◆ **Required task**:
Give all the lines below again, exactly, with no pictures.

◆ **Given data**:

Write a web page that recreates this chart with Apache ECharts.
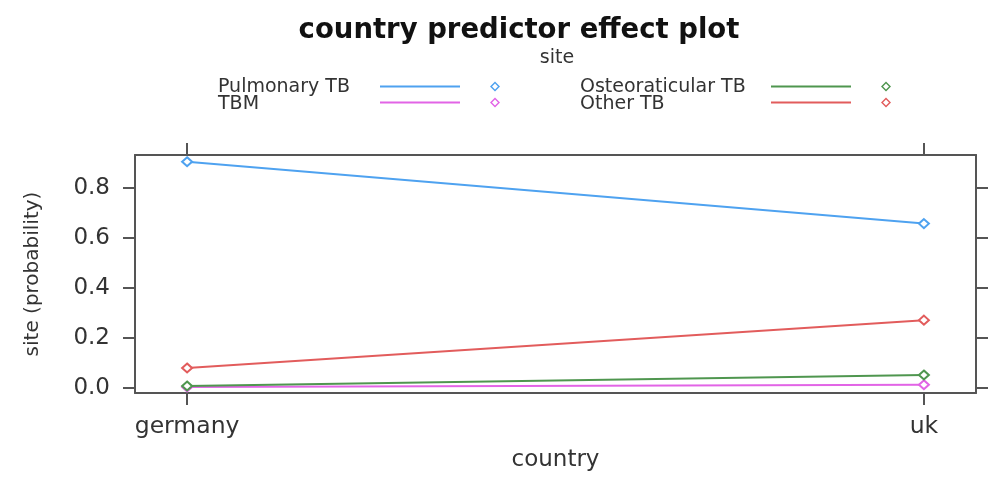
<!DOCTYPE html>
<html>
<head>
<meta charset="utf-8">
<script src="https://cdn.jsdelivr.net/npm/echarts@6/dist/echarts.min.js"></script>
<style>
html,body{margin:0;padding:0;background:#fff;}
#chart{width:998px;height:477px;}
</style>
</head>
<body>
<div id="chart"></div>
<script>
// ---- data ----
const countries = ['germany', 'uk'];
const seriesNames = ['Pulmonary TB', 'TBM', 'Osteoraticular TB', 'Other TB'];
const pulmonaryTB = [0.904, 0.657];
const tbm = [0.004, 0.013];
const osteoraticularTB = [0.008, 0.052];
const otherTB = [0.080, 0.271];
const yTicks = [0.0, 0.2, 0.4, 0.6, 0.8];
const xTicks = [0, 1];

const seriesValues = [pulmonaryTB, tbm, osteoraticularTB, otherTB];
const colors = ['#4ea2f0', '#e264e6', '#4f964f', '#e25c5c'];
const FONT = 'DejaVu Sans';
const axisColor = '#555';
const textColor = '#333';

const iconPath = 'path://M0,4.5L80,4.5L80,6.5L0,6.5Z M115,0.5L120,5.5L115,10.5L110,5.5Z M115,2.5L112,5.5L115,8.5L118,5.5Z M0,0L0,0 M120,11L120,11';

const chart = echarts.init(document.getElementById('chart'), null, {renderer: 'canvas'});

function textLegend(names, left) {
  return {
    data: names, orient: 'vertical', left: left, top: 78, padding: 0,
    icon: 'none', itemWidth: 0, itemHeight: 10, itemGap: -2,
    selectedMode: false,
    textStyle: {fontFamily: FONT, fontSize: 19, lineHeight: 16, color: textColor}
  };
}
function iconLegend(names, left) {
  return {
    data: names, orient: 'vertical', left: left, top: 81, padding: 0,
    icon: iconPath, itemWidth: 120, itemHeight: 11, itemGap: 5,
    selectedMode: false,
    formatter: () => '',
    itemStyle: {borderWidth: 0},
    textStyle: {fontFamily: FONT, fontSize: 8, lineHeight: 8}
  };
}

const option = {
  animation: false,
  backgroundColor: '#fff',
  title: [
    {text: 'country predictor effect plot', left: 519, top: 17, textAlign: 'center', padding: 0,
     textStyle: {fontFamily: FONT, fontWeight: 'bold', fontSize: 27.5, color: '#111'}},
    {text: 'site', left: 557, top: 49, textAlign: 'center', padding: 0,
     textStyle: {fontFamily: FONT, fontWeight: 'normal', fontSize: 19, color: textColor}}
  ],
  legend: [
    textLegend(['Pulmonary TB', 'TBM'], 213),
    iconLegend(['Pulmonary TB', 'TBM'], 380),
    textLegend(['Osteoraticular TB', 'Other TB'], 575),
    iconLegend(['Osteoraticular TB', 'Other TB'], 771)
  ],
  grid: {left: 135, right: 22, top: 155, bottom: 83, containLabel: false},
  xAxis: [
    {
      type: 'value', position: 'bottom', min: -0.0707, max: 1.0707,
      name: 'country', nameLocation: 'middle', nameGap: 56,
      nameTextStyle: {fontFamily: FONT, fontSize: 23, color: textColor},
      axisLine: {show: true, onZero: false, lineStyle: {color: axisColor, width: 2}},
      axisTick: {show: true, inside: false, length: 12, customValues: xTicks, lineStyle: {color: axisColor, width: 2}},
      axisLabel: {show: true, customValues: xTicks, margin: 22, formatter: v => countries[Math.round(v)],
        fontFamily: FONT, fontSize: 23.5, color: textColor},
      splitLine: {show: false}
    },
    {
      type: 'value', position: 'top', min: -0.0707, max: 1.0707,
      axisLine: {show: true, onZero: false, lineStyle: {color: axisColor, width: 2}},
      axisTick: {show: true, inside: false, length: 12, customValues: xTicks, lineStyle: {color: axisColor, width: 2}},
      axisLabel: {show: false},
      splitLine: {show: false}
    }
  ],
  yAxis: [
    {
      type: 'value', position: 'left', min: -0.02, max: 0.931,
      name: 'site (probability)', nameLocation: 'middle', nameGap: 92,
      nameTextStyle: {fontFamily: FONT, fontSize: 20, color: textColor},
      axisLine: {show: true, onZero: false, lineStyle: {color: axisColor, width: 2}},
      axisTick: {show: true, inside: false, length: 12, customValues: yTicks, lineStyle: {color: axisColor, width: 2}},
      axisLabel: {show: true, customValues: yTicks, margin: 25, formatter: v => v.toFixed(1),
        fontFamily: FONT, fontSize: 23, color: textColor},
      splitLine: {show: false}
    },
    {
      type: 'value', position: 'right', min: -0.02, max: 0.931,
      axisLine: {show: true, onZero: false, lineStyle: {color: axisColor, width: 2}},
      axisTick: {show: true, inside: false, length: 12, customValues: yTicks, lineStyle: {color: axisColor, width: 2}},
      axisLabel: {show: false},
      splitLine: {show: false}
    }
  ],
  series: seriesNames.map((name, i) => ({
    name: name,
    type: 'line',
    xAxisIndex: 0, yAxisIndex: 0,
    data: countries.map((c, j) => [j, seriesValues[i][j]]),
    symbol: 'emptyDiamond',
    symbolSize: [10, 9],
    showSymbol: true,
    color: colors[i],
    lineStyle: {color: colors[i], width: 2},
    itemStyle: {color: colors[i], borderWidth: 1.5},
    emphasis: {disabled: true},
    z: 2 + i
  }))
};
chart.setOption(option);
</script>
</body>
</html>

◆ **Complete output**:
Write a web page that recreates this chart with Apache ECharts.
<!DOCTYPE html>
<html>
<head>
<meta charset="utf-8">
<script src="https://cdn.jsdelivr.net/npm/echarts@6/dist/echarts.min.js"></script>
<style>
html,body{margin:0;padding:0;background:#fff;}
#chart{width:998px;height:477px;}
</style>
</head>
<body>
<div id="chart"></div>
<script>
// ---- data ----
const countries = ['germany', 'uk'];
const seriesNames = ['Pulmonary TB', 'TBM', 'Osteoraticular TB', 'Other TB'];
const pulmonaryTB = [0.904, 0.657];
const tbm = [0.004, 0.013];
const osteoraticularTB = [0.008, 0.052];
const otherTB = [0.080, 0.271];
const yTicks = [0.0, 0.2, 0.4, 0.6, 0.8];
const xTicks = [0, 1];

const seriesValues = [pulmonaryTB, tbm, osteoraticularTB, otherTB];
const colors = ['#4ea2f0', '#e264e6', '#4f964f', '#e25c5c'];
const FONT = 'DejaVu Sans';
const axisColor = '#555';
const textColor = '#333';

const iconPath = 'path://M0,4.5L80,4.5L80,6.5L0,6.5Z M115,0.5L120,5.5L115,10.5L110,5.5Z M115,2.5L112,5.5L115,8.5L118,5.5Z M0,0L0,0 M120,11L120,11';

const chart = echarts.init(document.getElementById('chart'), null, {renderer: 'canvas'});

function textLegend(names, left) {
  return {
    data: names, orient: 'vertical', left: left, top: 78, padding: 0,
    icon: 'none', itemWidth: 0, itemHeight: 10, itemGap: -2,
    selectedMode: false,
    textStyle: {fontFamily: FONT, fontSize: 19, lineHeight: 16, color: textColor}
  };
}
function iconLegend(names, left) {
  return {
    data: names, orient: 'vertical', left: left, top: 81, padding: 0,
    icon: iconPath, itemWidth: 120, itemHeight: 11, itemGap: 5,
    selectedMode: false,
    formatter: () => '',
    itemStyle: {borderWidth: 0},
    textStyle: {fontFamily: FONT, fontSize: 8, lineHeight: 8}
  };
}

const option = {
  animation: false,
  backgroundColor: '#fff',
  title: [
    {text: 'country predictor effect plot', left: 519, top: 17, textAlign: 'center', padding: 0,
     textStyle: {fontFamily: FONT, fontWeight: 'bold', fontSize: 27.5, color: '#111'}},
    {text: 'site', left: 557, top: 49, textAlign: 'center', padding: 0,
     textStyle: {fontFamily: FONT, fontWeight: 'normal', fontSize: 19, color: textColor}}
  ],
  legend: [
    textLegend(['Pulmonary TB', 'TBM'], 213),
    iconLegend(['Pulmonary TB', 'TBM'], 380),
    textLegend(['Osteoraticular TB', 'Other TB'], 575),
    iconLegend(['Osteoraticular TB', 'Other TB'], 771)
  ],
  grid: {left: 135, right: 22, top: 155, bottom: 83, containLabel: false},
  xAxis: [
    {
      type: 'value', position: 'bottom', min: -0.0707, max: 1.0707,
      name: 'country', nameLocation: 'middle', nameGap: 56,
      nameTextStyle: {fontFamily: FONT, fontSize: 23, color: textColor},
      axisLine: {show: true, onZero: false, lineStyle: {color: axisColor, width: 2}},
      axisTick: {show: true, inside: false, length: 12, customValues: xTicks, lineStyle: {color: axisColor, width: 2}},
      axisLabel: {show: true, customValues: xTicks, margin: 22, formatter: v => countries[Math.round(v)],
        fontFamily: FONT, fontSize: 23.5, color: textColor},
      splitLine: {show: false}
    },
    {
      type: 'value', position: 'top', min: -0.0707, max: 1.0707,
      axisLine: {show: true, onZero: false, lineStyle: {color: axisColor, width: 2}},
      axisTick: {show: true, inside: false, length: 12, customValues: xTicks, lineStyle: {color: axisColor, width: 2}},
      axisLabel: {show: false},
      splitLine: {show: false}
    }
  ],
  yAxis: [
    {
      type: 'value', position: 'left', min: -0.02, max: 0.931,
      name: 'site (probability)', nameLocation: 'middle', nameGap: 92,
      nameTextStyle: {fontFamily: FONT, fontSize: 20, color: textColor},
      axisLine: {show: true, onZero: false, lineStyle: {color: axisColor, width: 2}},
      axisTick: {show: true, inside: false, length: 12, customValues: yTicks, lineStyle: {color: axisColor, width: 2}},
      axisLabel: {show: true, customValues: yTicks, margin: 25, formatter: v => v.toFixed(1),
        fontFamily: FONT, fontSize: 23, color: textColor},
      splitLine: {show: false}
    },
    {
      type: 'value', position: 'right', min: -0.02, max: 0.931,
      axisLine: {show: true, onZero: false, lineStyle: {color: axisColor, width: 2}},
      axisTick: {show: true, inside: false, length: 12, customValues: yTicks, lineStyle: {color: axisColor, width: 2}},
      axisLabel: {show: false},
      splitLine: {show: false}
    }
  ],
  series: seriesNames.map((name, i) => ({
    name: name,
    type: 'line',
    xAxisIndex: 0, yAxisIndex: 0,
    data: countries.map((c, j) => [j, seriesValues[i][j]]),
    symbol: 'emptyDiamond',
    symbolSize: [10, 9],
    showSymbol: true,
    color: colors[i],
    lineStyle: {color: colors[i], width: 2},
    itemStyle: {color: colors[i], borderWidth: 1.5},
    emphasis: {disabled: true},
    z: 2 + i
  }))
};
chart.setOption(option);
</script>
</body>
</html>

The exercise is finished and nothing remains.